# [Listed records]
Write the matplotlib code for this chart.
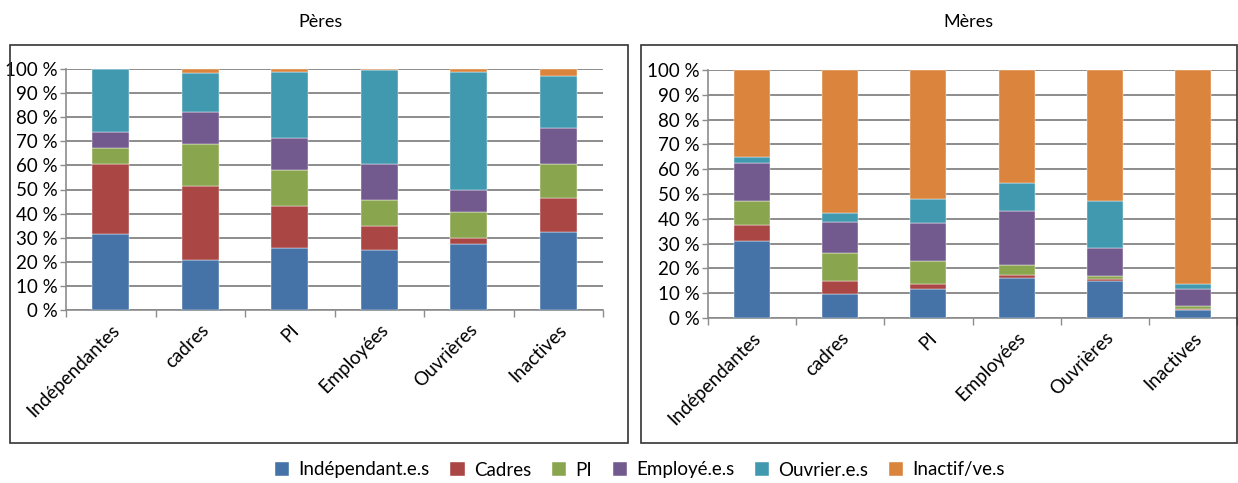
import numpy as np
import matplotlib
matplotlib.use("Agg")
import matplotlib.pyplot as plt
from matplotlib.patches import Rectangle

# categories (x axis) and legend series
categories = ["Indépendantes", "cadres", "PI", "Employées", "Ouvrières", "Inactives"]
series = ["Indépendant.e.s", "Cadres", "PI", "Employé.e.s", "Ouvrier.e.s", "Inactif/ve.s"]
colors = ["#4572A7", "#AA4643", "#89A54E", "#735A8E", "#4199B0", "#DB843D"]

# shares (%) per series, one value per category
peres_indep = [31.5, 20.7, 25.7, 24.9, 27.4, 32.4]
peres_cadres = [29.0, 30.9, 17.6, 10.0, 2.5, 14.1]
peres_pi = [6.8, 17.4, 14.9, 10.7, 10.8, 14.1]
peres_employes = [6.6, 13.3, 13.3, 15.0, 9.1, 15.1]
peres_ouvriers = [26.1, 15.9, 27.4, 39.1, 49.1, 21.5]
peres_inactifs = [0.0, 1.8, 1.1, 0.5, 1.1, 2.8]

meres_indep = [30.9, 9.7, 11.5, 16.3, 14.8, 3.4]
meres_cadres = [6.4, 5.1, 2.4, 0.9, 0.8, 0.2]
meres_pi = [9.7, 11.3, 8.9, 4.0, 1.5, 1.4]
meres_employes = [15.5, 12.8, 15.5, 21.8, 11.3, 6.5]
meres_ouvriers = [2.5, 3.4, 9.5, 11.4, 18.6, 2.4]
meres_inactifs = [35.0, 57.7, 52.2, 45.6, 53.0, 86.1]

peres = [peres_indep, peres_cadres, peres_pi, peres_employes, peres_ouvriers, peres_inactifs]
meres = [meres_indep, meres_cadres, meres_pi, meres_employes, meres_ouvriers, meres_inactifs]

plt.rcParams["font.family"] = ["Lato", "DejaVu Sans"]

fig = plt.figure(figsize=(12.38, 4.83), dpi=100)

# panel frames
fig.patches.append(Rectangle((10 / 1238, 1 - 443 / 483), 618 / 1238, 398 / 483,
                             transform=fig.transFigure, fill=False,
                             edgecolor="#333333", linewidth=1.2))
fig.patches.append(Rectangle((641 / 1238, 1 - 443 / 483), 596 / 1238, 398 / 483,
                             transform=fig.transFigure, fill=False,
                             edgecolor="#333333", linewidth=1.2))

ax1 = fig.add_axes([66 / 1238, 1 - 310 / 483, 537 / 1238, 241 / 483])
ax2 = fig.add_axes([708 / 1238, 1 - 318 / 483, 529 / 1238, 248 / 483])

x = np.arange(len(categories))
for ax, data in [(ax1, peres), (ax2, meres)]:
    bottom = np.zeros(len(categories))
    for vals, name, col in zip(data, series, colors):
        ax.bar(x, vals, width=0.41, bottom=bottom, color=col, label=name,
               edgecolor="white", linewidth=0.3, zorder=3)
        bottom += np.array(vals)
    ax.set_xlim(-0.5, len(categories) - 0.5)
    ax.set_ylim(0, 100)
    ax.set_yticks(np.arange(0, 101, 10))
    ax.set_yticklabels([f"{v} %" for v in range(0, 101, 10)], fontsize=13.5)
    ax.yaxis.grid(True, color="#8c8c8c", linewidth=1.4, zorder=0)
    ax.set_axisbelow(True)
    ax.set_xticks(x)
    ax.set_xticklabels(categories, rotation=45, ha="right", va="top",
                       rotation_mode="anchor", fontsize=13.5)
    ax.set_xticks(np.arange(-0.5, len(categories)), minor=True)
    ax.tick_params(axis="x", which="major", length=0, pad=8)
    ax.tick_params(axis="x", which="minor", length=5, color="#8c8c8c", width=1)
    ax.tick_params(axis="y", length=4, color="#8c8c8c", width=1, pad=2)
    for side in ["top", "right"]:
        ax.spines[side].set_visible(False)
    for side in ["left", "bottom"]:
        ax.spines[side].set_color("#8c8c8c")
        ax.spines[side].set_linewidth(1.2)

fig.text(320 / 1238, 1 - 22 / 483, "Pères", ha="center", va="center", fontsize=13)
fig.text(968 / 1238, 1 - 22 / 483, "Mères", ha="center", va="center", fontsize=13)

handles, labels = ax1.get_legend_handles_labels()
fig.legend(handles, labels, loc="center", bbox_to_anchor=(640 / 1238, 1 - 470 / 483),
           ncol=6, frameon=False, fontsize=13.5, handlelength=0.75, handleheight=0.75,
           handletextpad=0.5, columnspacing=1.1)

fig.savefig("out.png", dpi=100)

==

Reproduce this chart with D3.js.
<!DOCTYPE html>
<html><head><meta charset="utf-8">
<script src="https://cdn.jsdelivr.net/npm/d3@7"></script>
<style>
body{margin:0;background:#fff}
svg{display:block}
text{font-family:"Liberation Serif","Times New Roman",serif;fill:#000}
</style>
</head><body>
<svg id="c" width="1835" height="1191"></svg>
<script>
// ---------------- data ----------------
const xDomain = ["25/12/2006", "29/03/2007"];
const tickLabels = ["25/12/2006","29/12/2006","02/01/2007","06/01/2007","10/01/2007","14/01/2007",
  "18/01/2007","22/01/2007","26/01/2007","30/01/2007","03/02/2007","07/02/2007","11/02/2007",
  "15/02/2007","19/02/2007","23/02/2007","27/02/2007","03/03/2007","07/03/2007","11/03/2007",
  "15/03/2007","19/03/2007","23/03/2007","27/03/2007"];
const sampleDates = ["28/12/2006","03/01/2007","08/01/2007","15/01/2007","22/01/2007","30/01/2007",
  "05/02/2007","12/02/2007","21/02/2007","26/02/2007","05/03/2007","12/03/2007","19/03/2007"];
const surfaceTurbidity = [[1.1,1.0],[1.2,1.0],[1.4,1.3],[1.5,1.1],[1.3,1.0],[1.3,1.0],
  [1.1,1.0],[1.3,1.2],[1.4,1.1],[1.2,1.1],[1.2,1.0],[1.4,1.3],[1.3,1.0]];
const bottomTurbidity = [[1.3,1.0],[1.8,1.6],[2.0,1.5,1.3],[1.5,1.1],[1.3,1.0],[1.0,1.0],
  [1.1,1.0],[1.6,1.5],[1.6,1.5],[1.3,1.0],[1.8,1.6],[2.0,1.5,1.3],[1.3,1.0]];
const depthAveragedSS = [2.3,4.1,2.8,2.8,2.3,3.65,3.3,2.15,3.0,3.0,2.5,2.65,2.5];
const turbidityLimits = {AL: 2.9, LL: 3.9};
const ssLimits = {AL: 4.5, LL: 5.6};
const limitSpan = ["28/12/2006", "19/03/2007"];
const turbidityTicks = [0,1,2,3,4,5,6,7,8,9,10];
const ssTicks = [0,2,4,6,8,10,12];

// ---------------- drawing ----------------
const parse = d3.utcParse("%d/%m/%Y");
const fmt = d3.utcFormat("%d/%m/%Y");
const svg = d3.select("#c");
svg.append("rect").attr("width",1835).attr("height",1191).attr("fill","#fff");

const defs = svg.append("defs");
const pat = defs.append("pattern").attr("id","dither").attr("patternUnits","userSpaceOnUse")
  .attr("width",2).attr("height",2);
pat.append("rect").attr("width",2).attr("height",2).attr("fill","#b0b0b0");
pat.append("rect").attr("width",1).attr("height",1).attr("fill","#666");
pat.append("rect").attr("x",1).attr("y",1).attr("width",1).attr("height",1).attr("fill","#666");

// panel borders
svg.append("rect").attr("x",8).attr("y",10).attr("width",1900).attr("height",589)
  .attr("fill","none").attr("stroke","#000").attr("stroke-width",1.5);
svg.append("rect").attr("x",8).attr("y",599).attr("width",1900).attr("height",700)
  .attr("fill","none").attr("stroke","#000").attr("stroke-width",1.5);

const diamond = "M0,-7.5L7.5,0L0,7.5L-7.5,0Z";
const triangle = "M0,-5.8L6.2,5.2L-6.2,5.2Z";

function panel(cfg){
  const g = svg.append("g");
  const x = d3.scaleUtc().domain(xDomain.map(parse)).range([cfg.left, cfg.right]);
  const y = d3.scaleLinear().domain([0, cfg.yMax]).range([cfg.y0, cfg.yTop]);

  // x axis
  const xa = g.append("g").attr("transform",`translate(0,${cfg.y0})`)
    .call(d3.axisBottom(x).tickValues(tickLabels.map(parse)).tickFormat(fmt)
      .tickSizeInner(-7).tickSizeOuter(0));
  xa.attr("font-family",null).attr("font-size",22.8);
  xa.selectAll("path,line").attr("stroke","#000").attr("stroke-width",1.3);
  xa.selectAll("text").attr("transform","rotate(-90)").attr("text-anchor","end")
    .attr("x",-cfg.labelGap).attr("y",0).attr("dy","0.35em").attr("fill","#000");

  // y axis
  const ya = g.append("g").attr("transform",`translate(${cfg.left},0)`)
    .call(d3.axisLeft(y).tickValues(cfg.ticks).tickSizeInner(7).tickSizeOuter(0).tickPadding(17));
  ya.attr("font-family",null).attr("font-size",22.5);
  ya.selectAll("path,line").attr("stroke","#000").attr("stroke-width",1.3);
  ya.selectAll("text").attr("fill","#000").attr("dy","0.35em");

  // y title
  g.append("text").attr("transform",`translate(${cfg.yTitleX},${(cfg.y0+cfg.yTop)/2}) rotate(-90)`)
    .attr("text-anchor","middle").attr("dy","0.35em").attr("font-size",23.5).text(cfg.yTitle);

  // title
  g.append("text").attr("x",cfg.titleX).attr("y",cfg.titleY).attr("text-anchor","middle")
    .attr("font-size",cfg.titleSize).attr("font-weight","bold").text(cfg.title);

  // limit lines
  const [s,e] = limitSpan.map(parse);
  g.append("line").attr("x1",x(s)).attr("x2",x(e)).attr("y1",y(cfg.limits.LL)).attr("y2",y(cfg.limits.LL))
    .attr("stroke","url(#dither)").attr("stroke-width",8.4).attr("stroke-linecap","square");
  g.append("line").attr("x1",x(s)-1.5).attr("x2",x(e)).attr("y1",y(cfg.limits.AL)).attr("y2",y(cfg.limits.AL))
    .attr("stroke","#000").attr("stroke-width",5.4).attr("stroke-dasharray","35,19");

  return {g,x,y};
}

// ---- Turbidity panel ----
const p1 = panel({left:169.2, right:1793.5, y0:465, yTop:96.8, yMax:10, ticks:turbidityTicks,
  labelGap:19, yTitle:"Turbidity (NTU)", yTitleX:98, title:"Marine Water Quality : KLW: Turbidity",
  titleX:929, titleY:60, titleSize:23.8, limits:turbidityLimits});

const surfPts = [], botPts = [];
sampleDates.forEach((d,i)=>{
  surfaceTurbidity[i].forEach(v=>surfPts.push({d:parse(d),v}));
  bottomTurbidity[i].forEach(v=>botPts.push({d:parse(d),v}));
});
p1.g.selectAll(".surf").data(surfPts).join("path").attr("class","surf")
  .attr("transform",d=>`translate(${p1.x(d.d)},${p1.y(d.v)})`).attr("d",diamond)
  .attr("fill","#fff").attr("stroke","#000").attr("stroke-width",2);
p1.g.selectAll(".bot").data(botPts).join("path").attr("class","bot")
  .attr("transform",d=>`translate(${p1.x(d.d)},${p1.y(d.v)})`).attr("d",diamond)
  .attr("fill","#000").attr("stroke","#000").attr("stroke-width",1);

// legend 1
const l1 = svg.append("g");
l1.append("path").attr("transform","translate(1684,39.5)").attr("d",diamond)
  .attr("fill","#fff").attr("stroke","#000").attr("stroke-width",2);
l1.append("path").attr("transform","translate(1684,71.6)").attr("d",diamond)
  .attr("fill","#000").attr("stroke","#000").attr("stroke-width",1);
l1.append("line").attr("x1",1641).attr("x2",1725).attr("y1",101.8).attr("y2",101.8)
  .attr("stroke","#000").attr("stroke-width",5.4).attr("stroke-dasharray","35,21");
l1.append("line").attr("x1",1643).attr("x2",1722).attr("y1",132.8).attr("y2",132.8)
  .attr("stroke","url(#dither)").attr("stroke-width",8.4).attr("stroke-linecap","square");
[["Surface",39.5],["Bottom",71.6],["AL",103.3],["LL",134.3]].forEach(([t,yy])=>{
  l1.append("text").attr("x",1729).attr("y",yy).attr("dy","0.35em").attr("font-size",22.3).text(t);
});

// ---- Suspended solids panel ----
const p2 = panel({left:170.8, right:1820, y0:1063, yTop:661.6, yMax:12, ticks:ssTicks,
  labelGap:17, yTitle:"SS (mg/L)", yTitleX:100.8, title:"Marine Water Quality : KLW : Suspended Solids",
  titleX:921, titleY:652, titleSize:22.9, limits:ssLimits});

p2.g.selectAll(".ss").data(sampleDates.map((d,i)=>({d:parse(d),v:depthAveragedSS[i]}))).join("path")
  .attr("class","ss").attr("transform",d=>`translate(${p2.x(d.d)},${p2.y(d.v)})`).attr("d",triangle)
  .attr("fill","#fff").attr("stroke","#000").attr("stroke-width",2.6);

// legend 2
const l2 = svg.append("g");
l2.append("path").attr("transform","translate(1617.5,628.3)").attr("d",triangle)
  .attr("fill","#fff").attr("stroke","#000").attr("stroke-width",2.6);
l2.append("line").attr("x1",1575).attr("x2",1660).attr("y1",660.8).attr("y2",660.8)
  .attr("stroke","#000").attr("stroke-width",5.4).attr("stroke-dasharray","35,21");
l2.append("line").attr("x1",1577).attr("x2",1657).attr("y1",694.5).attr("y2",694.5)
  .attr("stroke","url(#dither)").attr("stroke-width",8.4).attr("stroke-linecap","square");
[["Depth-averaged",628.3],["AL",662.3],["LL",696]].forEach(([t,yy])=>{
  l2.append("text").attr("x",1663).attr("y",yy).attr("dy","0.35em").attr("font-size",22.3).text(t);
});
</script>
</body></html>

# [Work to be completed]
In the entries above, count each line that holds "this". Give the total and nothing else.

# [Result below]
2